I like how low tech this all is, the camera cost less than a weekend of binge drinking and my simple Toshiba laptop cost me less than an OUI. The viewer I am using came free with the operating system and I didn't have to read a manual to figure it out. I don't read manuals.

The wave breaks into the picture and its back is rising up as the force carries it forward, under all of that foam, unseen, the back of the wave passes the front wall and the whole thing collapses like a lead trapdoor. That crushes all of the foam beneath it and smashes the front of the breaker forward against the rocks. This video shows well the tremendous weight of all that water.In painting seascape getting that power and weight is essential.

Below is another one, but this time I got wet. Frederick Waugh would have been very jealous of this setup.
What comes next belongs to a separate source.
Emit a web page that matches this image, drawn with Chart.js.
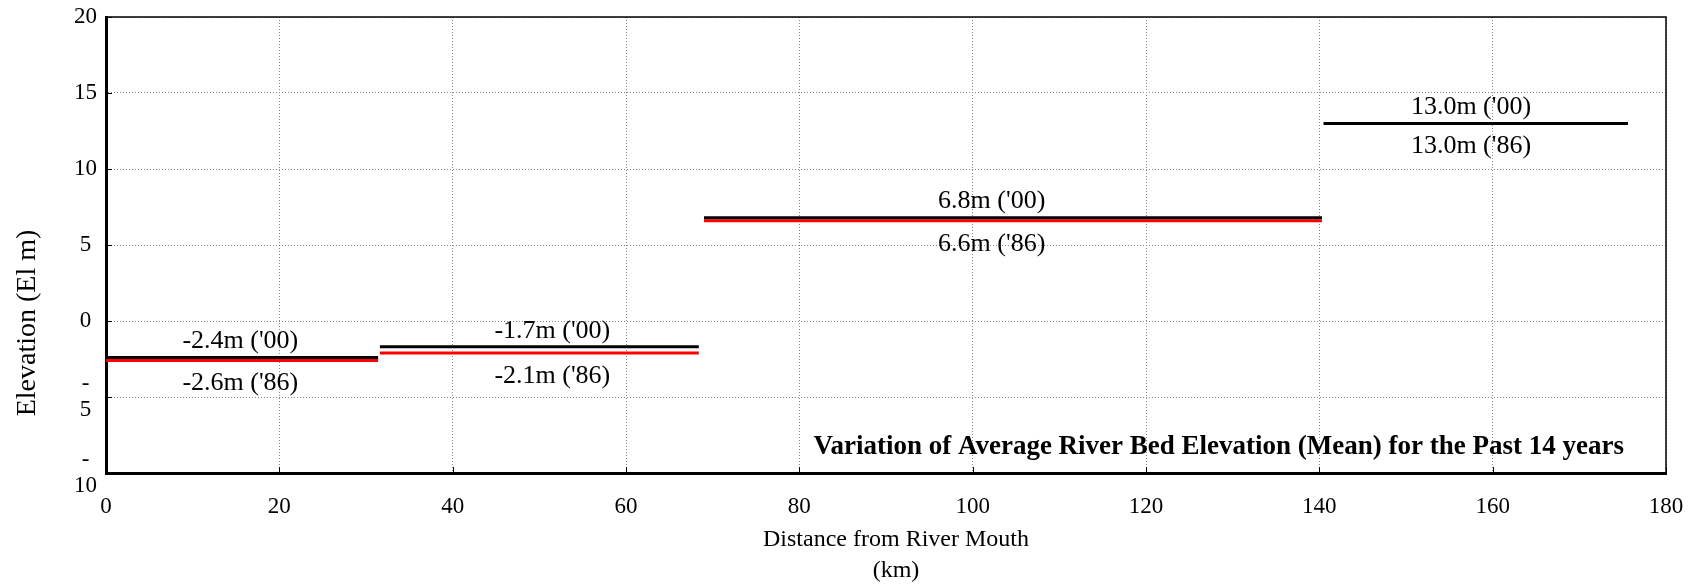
<!DOCTYPE html>
<html>
<head>
<meta charset="utf-8">
<script src="https://cdn.jsdelivr.net/npm/chart.js@4.4.0/dist/chart.umd.min.js"></script>
<style>
  html, body { margin: 0; padding: 0; background: #fff; }
  #wrap { width: 1699px; height: 585px; }
</style>
</head>
<body>
<div id="wrap"><canvas id="c" width="1699" height="585"></canvas></div>
<script>
// ---- data (km from river mouth, elevation in m) ----
const segStart = [0, 31.6, 69.0, 140.5];
const segEnd   = [31.4, 68.4, 140.3, 175.6];
const elev2000 = [-2.4, -1.7, 6.8, 13.0];
const elev1986 = [-2.6, -2.1, 6.6, 13.0];
const labelAt  = [15.5, 51.5, 102.2, 157.5];
const labels2000 = ["-2.4m ('00)", "-1.7m ('00)", "6.8m ('00)", "13.0m ('00)"];
const labels1986 = ["-2.6m ('86)", "-2.1m ('86)", "6.6m ('86)", "13.0m ('86)"];
const xTicks = [0, 20, 40, 60, 80, 100, 120, 140, 160, 180];
const yTicks = [-10, -5, 0, 5, 10, 15, 20];
const chartTitle = "Variation of Average River Bed Elevation (Mean) for the Past 14 years";
const xTitle = ["Distance from River Mouth", "(km)"];
const yTitle = "Elevation (El m)";

const FONT = "'Liberation Serif', 'Times New Roman', serif";

function segData(values) {
  const pts = [];
  for (let i = 0; i < values.length; i++) {
    pts.push({x: segStart[i], y: values[i]});
    pts.push({x: segEnd[i], y: values[i]});
    if (i + 1 < values.length) pts.push({x: (segEnd[i] + segStart[i + 1]) / 2, y: null});
  }
  return pts;
}

const decor = {
  id: 'decor',
  afterDraw(chart) {
    const {ctx, chartArea: a, scales: {x, y}} = chart;
    ctx.save();
    // frame top/right
    ctx.strokeStyle = '#000';
    ctx.lineWidth = 1.5;
    ctx.beginPath();
    ctx.moveTo(a.left, a.top); ctx.lineTo(a.right, a.top); ctx.lineTo(a.right, a.bottom);
    ctx.stroke();
    // inner ticks
    ctx.lineWidth = 1;
    ctx.beginPath();
    xTicks.forEach(v => { const px = Math.round(x.getPixelForValue(v)) + 0.5; ctx.moveTo(px, a.bottom); ctx.lineTo(px, a.bottom - 6); });
    yTicks.forEach(v => { const py = Math.round(y.getPixelForValue(v)) + 0.5; ctx.moveTo(a.left, py); ctx.lineTo(a.left + 6, py); });
    ctx.stroke();
    // segment labels
    ctx.fillStyle = '#000';
    ctx.font = "26px " + FONT;
    ctx.textAlign = 'center';
    ctx.textBaseline = 'middle';
    for (let i = 0; i < labelAt.length; i++) {
      const px = x.getPixelForValue(labelAt[i]);
      ctx.fillText(labels2000[i], px, y.getPixelForValue(elev2000[i]) - 16);
      ctx.fillText(labels1986[i], px, y.getPixelForValue(elev1986[i]) + 23);
    }
    // chart title inside plot
    ctx.font = "bold 27px " + FONT;
    ctx.textAlign = 'right';
    ctx.fillText(chartTitle, a.right - 42, a.bottom - 26);
    // axis titles
    ctx.font = "24px " + FONT;
    ctx.textAlign = 'center';
    const cx = (a.left + a.right) / 2 + 10;
    ctx.fillText(xTitle[0], cx, a.bottom + 67);
    ctx.fillText(xTitle[1], cx, a.bottom + 98);
    ctx.save();
    ctx.font = "28px " + FONT;
    ctx.translate(28, (a.top + a.bottom) / 2 + 78);
    ctx.rotate(-Math.PI / 2);
    ctx.fillText(yTitle, 0, 0);
    ctx.restore();
    ctx.restore();
  }
};

new Chart(document.getElementById('c'), {
  type: 'line',
  data: {
    datasets: [
      { label: "'00", data: segData(elev2000), borderColor: '#000000', borderWidth: 3, pointRadius: 0, spanGaps: false, order: 1 },
      { label: "'86", data: segData(elev1986), borderColor: '#ff0000', borderWidth: 3, pointRadius: 0, spanGaps: false, order: 2 }
    ]
  },
  options: {
    responsive: false,
    animation: false,
    devicePixelRatio: 1,
    layout: { padding: { top: 17, right: 33, bottom: 0, left: 0 } },
    plugins: { legend: { display: false }, tooltip: { enabled: false } },
    scales: {
      x: {
        type: 'linear', min: 0, max: 180,
        afterFit(s) { s.height = 112; s.paddingLeft = 0; s.paddingRight = 0; },
        afterBuildTicks(s) { s.ticks = xTicks.map(v => ({value: v})); },
        ticks: { font: { family: FONT, size: 23 }, color: '#000', padding: 20, maxRotation: 0 },
        grid: { color: '#8a8a8a', lineWidth: 1, drawTicks: false },
        border: { color: '#000', width: 3, dash: [1, 2] }
      },
      y: {
        type: 'linear', min: -10, max: 20,
        afterFit(s) { s.width = 106; s.paddingTop = 0; s.paddingBottom = 0; },
        afterBuildTicks(s) { s.ticks = yTicks.map(v => ({value: v})); },
        ticks: {
          font: { family: FONT, size: 23, lineHeight: 1.1 }, color: '#000', padding: 9, crossAlign: 'center',
          callback: v => v < 0 ? ['-', String(Math.abs(v))] : String(v)
        },
        grid: { color: '#8a8a8a', lineWidth: 1, drawTicks: false },
        border: { color: '#000', width: 3, dash: [1, 2] }
      }
    }
  },
  plugins: [decor]
});
</script>
</body>
</html>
The wave below looks like a Waugh painting in motion.

14 comments:

Michael Chesley Johnson, Artist / Writer said...

Don't get too close to the edge of those rocks, Stape! Tourists on Schoodic Point (near Bar Harbor) have been washed out to sea by the occasional rogue wave. I wonder if we've lost any plein air painters that way?

willek said...

There is no doubt to me that a moving image of a sea view is more meaningful to a painter than a still one. I had read somewhere that some of the Rockport painters had used loops of 16mm film to do this. There must be a way to edit our digital shots into loops. Anyone know how?

Peggy Kingsbury said...

I live on the Texas Gulf Coast & we don't get waves on rocks. A recent trip to the CA central coast was thrilling. The power of the water & the tremendous sounds made painting there amazing! Near the end of the trip, I finally snapped & made a couple of digital videos. Sorry I didn't do more of it.

barbara b. land of boz said...

Great video, I wish I had thought of this when I was in the gulf. I will be in San Diego in August and try it then.
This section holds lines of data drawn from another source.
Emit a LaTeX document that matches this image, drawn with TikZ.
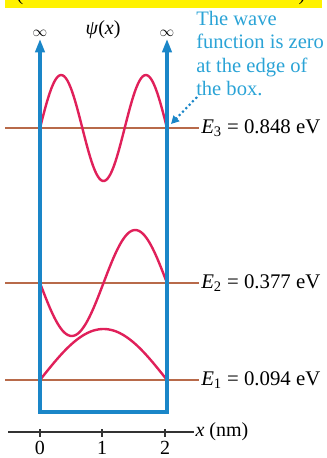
\documentclass[tikz,border=0pt]{standalone}
\usepackage{fontspec}
\setmainfont{Liberation Serif}
\usetikzlibrary{arrows.meta}
\definecolor{wallBlue}{HTML}{1A86C8}
\definecolor{noteCyan}{HTML}{2AA3D6}
\definecolor{waveRed}{HTML}{E0205A}
\definecolor{levelBrown}{HTML}{B86A4A}
\definecolor{barYellow}{HTML}{FFF200}
\tikzset{
  wall/.style={wallBlue, line width=2.3pt, line join=miter,
               {Triangle[length=10pt,width=7pt]}-{Triangle[length=10pt,width=7pt]}},
  level/.style={levelBrown, line width=1.4pt},
  wave/.style={waveRed, line width=1.8pt, line cap=round},
  elabel/.style={anchor=west, inner sep=1.5pt, font=\fontsize{15.6}{17}\selectfont},
  axislbl/.style={font=\fontsize{15}{17}\selectfont, inner sep=1pt},
  note/.style={noteCyan, align=left, inner sep=0pt, anchor=north west,
               font=\fontsize{15.4}{17.6}\selectfont},
}
\begin{document}
\begin{tikzpicture}[x=0.75pt, y=-0.75pt]
    \useasboundingbox (0,0) rectangle (327,458);
    % strip at the top
    \fill[barYellow] (5,-2) rectangle (322,8);
    \node[axislbl, anchor=base] (lp) at (20,0) {(};
    \node[axislbl, anchor=base] (rp) at (302,0) {)};
    % box with infinite walls
    \coordinate (ltop) at (40,39);
    \coordinate (lbot) at (40,412);
    \coordinate (rbot) at (167,412);
    \coordinate (rtop) at (167,39);
    \node[axislbl, font=\fontsize{11}{12}\selectfont] (linf) at (40,33) {$\infty$};
    \node[axislbl, font=\fontsize{11}{12}\selectfont] (rinf) at (167,33) {$\infty$};
    \node[axislbl] (psi)  at (103,30) {\textit{ψ}(\textit{x})};
    % energy levels
    \node[elabel] (e3) at (199,128) {\textit{E}\textsubscript{3} = 0.848 eV};
    \node[elabel] (e2) at (199,283) {\textit{E}\textsubscript{2} = 0.377 eV};
    \node[elabel] (e1) at (199,380) {\textit{E}\textsubscript{1} = 0.094 eV};
    \coordinate (l3) at (5,128);
    \coordinate (l2) at (5,283);
    \coordinate (l1) at (5,380);
    \draw[level] (l3) -- (e3);
    \draw[level] (l2) -- (e2);
    \draw[level] (l1) -- (e1);
    % wave functions
    \draw[wave] plot[domain=0:1, samples=80] ({40+127*\x},{128-53*sin(540*\x)});
    \draw[wave] plot[domain=0:1, samples=80] ({40+127*\x},{283+53*sin(360*\x)});
    \draw[wave] plot[domain=0:1, samples=60] ({40+127*\x},{380-51*sin(180*\x)});
    \draw[wall] (ltop) -- (lbot) -- (rbot) -- (rtop);
    % note
    \node[note] (txt) at (196,11) {The wave\\function is zero\\at the edge of\\the box.};
    \coordinate (edge) at (171,124);
    \draw[wallBlue, line width=1.6pt, dotted, -{Triangle[length=6pt,width=6pt]}]
      (197,97) -- (edge);
    % x axis
    \node[axislbl, anchor=west] (xlab) at (194,432) {\textit{x} (nm)};
    \coordinate (ax0) at (8,432);
    \draw[black!80, line width=1pt] (ax0) -- (xlab);
    \foreach \i/\px in {0/40,1/102,2/165} {
      \draw[black!80, line width=1pt] (\px,429) -- (\px,437);
      \node[axislbl] (t\i) at (\px,448) {\i};
    }
\end{tikzpicture}
\end{document}
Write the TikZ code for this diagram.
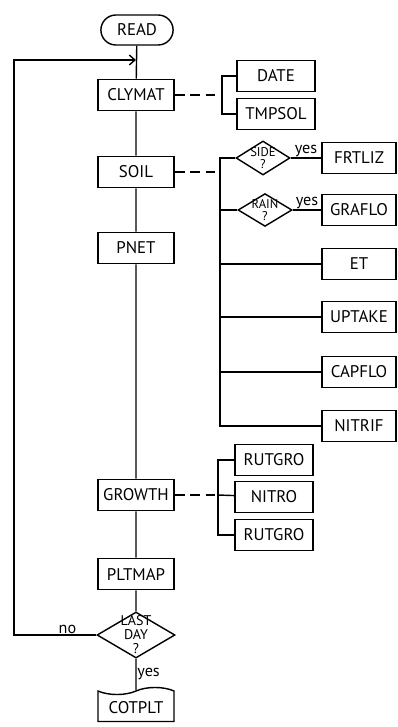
\documentclass[tikz,border=0pt]{standalone}
\usepackage{fontspec}
\setmainfont{PT Sans}
\usetikzlibrary{shapes.geometric,shapes.misc,shapes.symbols,arrows.meta}

\begin{document}
\begin{tikzpicture}[
	x=0.025cm, y=-0.025cm,
	every node/.style={font=\fontsize{12}{13}\selectfont},
	box/.style={draw, line width=1pt, minimum width=1.9cm, minimum height=0.78cm, inner sep=1pt},
	side box/.style={box, minimum width=1.95cm},
	edge box/.style={box, minimum width=1.85cm},
	test/.style={draw, diamond, line width=1pt, inner sep=0pt},
	test text/.style={align=center, inner sep=0pt, font=\fontsize{9}{9}\selectfont},
	link/.style={line width=1pt},
	link dashed/.style={line width=1pt, dash pattern=on 7pt off 4pt},
	answer/.style={font=\fontsize{11.5}{12}\selectfont, inner sep=0.5pt}
	]
	\useasboundingbox (0,0) rectangle (398,727);

	% main column
	\node[box, rounded rectangle, minimum width=1.875cm, minimum height=0.75cm] (READ) at (137,30) {READ};
	\node[box] (CLYMAT) at (136,95) {CLYMAT};
	\node[box] (SOIL) at (136,172) {SOIL};
	\node[box] (PNET) at (136,248) {PNET};
	\node[box] (GROWTH) at (136,495) {GROWTH};
	\node[box] (PLTMAP) at (136,574) {PLTMAP};
	\node[test, minimum width=1.95cm, minimum height=1.15cm,
		label={[test text, font=\fontsize{10}{10}\selectfont]center:LAST\\DAY\\?}] (LASTDAY) at (136,635) {};
	\node[box, tape, tape bend top=in and out, tape bend bottom=none, minimum height=0.85cm] (COTPLT) at (136,708) {COTPLT};

	% CLYMAT calls
	\node[side box] (DATE) at (276,76) {DATE};
	\node[side box] (TMPSOL) at (276,114) {TMPSOL};

	% SOIL calls
	\node[test, minimum width=1.35cm, minimum height=0.85cm,
		label={[test text]center:SIDE\\?}] (SIDE) at (263,158) {};
	\node[edge box] (FRTLIZ) at (359,158) {FRTLIZ};
	\node[test, minimum width=1.35cm, minimum height=0.82cm,
		label={[test text]center:RAIN\\?}] (RAIN) at (265,210) {};
	\node[edge box] (GRAFLO) at (359,210) {GRAFLO};
	\node[edge box] (ET) at (359,264) {ET};
	\node[edge box] (UPTAKE) at (359,317) {UPTAKE};
	\node[edge box] (CAPFLO) at (359,372) {CAPFLO};
	\node[edge box] (NITRIF) at (359,426) {NITRIF};

	% GROWTH calls
	\node[side box] (RUTGROa) at (274,460) {RUTGRO};
	\node[side box] (NITRO) at (274,497) {NITRO};
	\node[side box] (RUTGROb) at (274,535) {RUTGRO};

	\draw[link] (READ) -- (CLYMAT) -- (SOIL) -- (PNET) -- (GROWTH) -- (PLTMAP) -- (LASTDAY);
	\draw[link] (LASTDAY) -- node[right, answer] {yes} (COTPLT);

	% daily loop
	\coordinate (loop) at (14,635);
	\coordinate (entry) at (136,60);
	\draw[link, -{Straight Barb[length=4pt, width=7pt]}] (LASTDAY.west) -- node[above, answer, pos=0.35] {no} (loop) |- (entry);

	\coordinate (clybus) at (222,95);
	\draw[link dashed] (CLYMAT) -- (clybus);
	\draw[link] (DATE.west) -| (clybus) |- (TMPSOL.west);

	\coordinate (soilbus) at (220,172);
	\draw[link dashed] (SOIL) -- (soilbus);
	\draw[link] (SIDE.west) -| (soilbus) |- (NITRIF.west);
	\foreach \sub in {RAIN,ET,UPTAKE,CAPFLO}
		\draw[link] (soilbus |- \sub.west) -- (\sub.west);
	\draw[link] (SIDE.east) -- node[above, answer] {yes} (FRTLIZ);
	\draw[link] (RAIN.east) -- node[above, answer] {yes} (GRAFLO);

	\coordinate (growbus) at (218,495);
	\draw[link dashed] (GROWTH) -- (growbus);
	\draw[link] (RUTGROa.west) -| (growbus) |- (RUTGROb.west);
	\draw[link] (growbus) -- (NITRO);
\end{tikzpicture}
\end{document}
Love the resent posts on leaving a little of the story telling to the viewer. Just hope the viewer can figure out what I trying to say.
Thank You Stapleton, my cup of coffee always taste better with a little Stape in it!

Eugenia Wadsworth Martin said...

Thanks for the video. The sound is also amazing. I have only been as far as Virginia Beach and Gulf coast. Seeing the videos I can see how one can be seduced into painting them or wanting a painting of a seascape. Wow what must a storm look like with the waves crashing on those rocks.

billspaintingmn said...

That's power! It reminds me of that photo of Mahammid Ali punching this guy, they snapped the shot just at the right moment and you could feel the power.

Mary Byrom said...

Your pink camera has audio? What a deal that was. Where on the coast are these rocks?

Stapleton Kearns said...

Michael:
I know about those tourists who got sucked in, but that was in a severe storm and they were where they should not have been. In fact they had ignored the warnings of the park rangers,
.............Stape

Stapleton Kearns said...

Willek;
I think I heard about Strisik doing that!
.........Stape

Stapleton Kearns said...

Peggy;
I intend to do a lot more of it. I also am making a point of taking some time and just watching the surf and trying to remember what I see.
.........Stape

Stapleton Kearns said...

barbara:
I wonder if they have rocks in San Diego? I like rocky bold oceanfront the best.
...............Stape

Stapleton Kearns said...

Eugenia:
That was on an average day and not during a storm. An hour later the surf subsided,.
................Stape

Stapleton Kearns said...

Mary;
That was shot in the cove that is the entrance to Thunder Hole in Acadia National Park. That little cove is one of the best seascape setups I have ever seen. I intend to make a painting of it soon.
.....................Stape

Stapleton Kearns said...

bill;
The enormous power of the water makes me glad I am on the rocks and not down in it floundering about.